On the first day we took the kids to Fudan University to meet their new college buddies who were then supposed to take them out to a typical college student lunch. The girls guiding our group led us into a cramped and noisy little street side restaurant just a few steps from the east gate of Fu Dan University called De Long Restaurant (笼馆). We ordered normal pork xlb, crab roe xlb, Cha Siu xlb (which the girls described as filled with honey bbq pork) and spicy xlb, along with two bowls of spicy beef curry noodle soup. This was way off from my usual xlb order. I am usually a xlb purist sticking to the old favorites of crab roe and pork.
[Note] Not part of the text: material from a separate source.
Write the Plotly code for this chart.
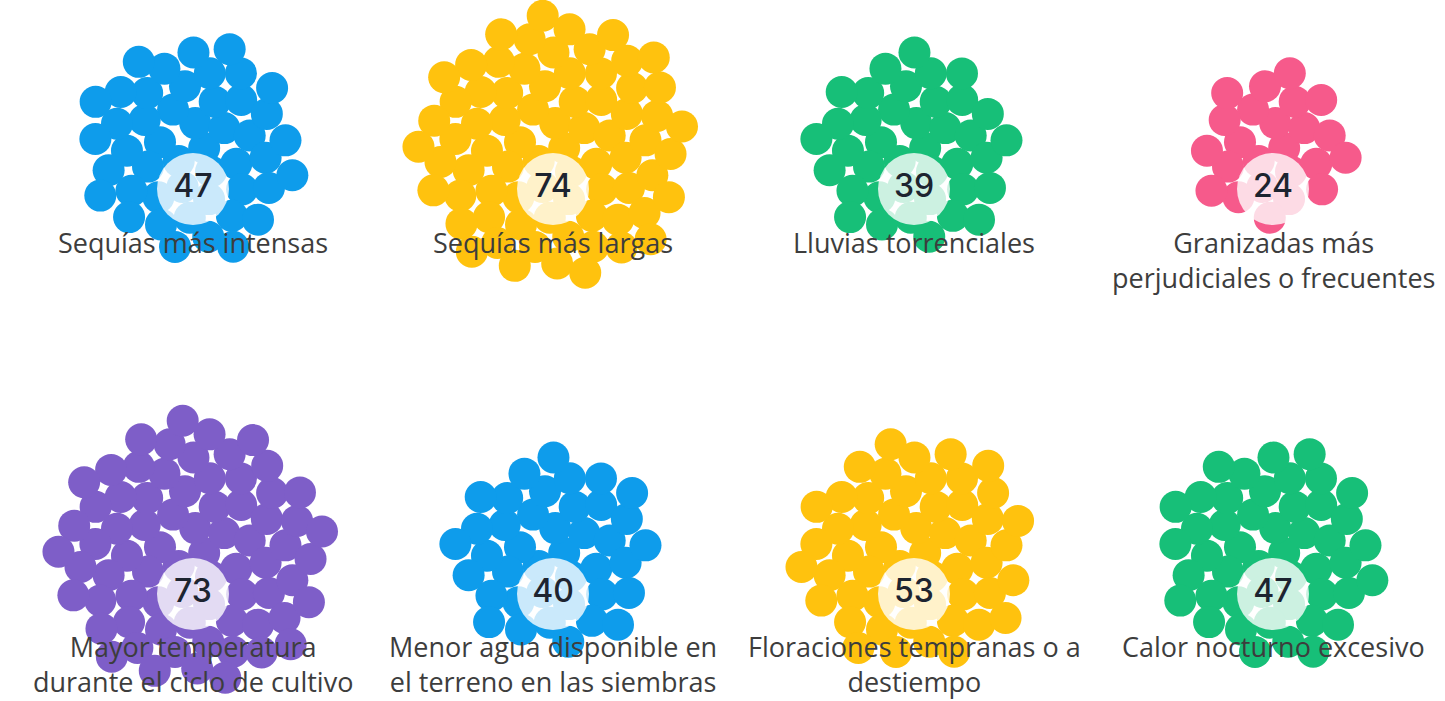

I tend to regard spicy xlb the same way I regard spicy tuna roll, made for people who don’t know what they’re doing, the spiciness mostly used to cover up sub-par ingredients. I had never heard of Cha Siu xlb before and so was a little suspicious (although it is difficult to go wrong with bbq pork) and I don’t usually like East Asian curry dishes at all. Anyway, I was wrong on all counts. The spicy bao were scorchingly hot, the broth filled with chilies and a hefty portion of mouth numbing Sichuan peppercorns. Two dumplings in and I was covered in sweat and couldn’t feel my face. The normal pork xlb were absolutely flawless, the meat ground to perfection, the broth rich, bracing and hot. The Cha Siu dumplings had more firm dense pork slices providing a lot of nice tooth resistance, with a deep golden rich broth that filled your head with an almost overpowering scent of honey. Crab roe xlb are always good but these were amazing- filled with rich salty crab broth and the roe itself hit me like an ocean wave in the face almost like a bite of fresh Uni. Even the curry soup was great. Hot spicy broth, nice globs of fat, perfect noodles and tender slices of beef falling apart between your chopsticks. Bangin. Now I have not tried enough places to say this but I think I’ve found my Xiao Long Bao place. De Long Guan I’m all yours.